By Katelyn Ohashi
Homeless people… Do you ever wonder how they ended up there? Have you stopped to ask? Or maybe you do not pay them any mind at all; but do you know how many people have judged them based off of the first thing they see? Maybe you were one to judge them. Do you know how many people truly believe that a homeless person could get a job, over someone else that has clean clothes and a home to live in, if they wanted?
I used to be against giving money to homeless people because I would rather give them food. But then one of my friends explained to me that during a church service, the priest pointed out that what they spend their money on is what gives them happiness. Homeless people are left with nothing– no bed to sleep on, no family to return to after their day is over, and no feeling of privacy or protection– so sometimes in order to accept, or maybe not even accept but to survive the streets they need that money to give them just enough happiness to get by.
Recently I watched a TedTalk (https://www.youtube.com/watch?v=Oyrdtsuz8H8) by Ericka Alston, a recovered crack cocaine addict. No one told her it was possible to truly live without drugs, instead they hid their money and walked a little faster in order to avoid her. The biggest message that I received during her presentation is that the people with these addictions are not all helpless and hopeless causes. All of them were once people living lives just like us. Some of them simply aren’t given the tools to know that they can choose a separate path in life towards progress.
If there is one thing I have learned in life, it is that nothing really ever goes as planned. Everyone has a story and a valuable lesson to learn from. You could learn just as much from a successful person as you could from a homeless person. If they are surviving off of the bare minimum you know they have at least enough smarts to get by. So, anyways, I have been wanting to make friends with a homeless person for a little while now and really listen to their story. A few weeks ago, I brought my car around to help a women out with some food and as I was walking away she started sharing her story with me. That night I sat down next to her on the cold sidewalk to hear what she had to say, as people walked by with looks of confusion and disgust, wondering what a girl like me was doing sitting next to “people like them”.
Guess what? She was gang raped and drugged, by people she knew and trusted. She woke up on the hard pavement with her face against bricks and her bag nowhere to be found. Her pantyhose were ripped and the bottom of her pants were worn down from rubbing against the ground. She was so drugged she didn’t remember it, but she woke up to it. They glued her hair and to this day she still hides it. Both of her parents are dead, one sister had committed suicide and the other has a successful business in Rhode Island. She still cannot bare to tell her sister what has happened to her, so here she lives struggling to get by.
She gives all her praise to God for surviving all of the things that she has endured while being homeless. She told me a story of her telling a man that if God could rise those from the living dead, then He could protect his little girl that was about to go through brain surgery. Along with this little girl, she too is thriving. They both are making the best out of the battles they were given.

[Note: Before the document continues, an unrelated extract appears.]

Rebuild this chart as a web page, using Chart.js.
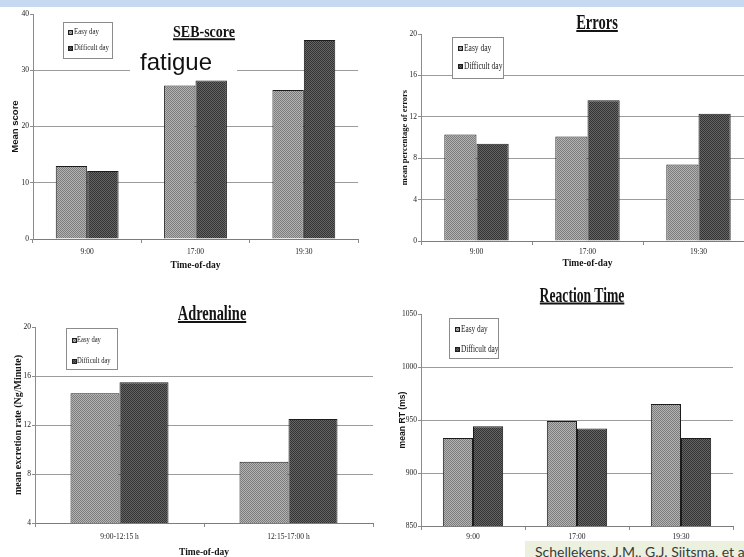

This is just one of the many stories that are out there, but do you know how many people are quick to judge based off of what they first see? People are able to hide behind a lot of stuff, including a home in hopes of preserving an image they uphold, yet homeless people have no choice but to be exposed. Beyond this, our preconceived judgements can impact a person more than we believe. Does someone that does not have a home not deserve as much of a chance as we do? Do we not think there are reasons and explanations behind their situations that we are so quick to judge? But how many of us think to stop and ask?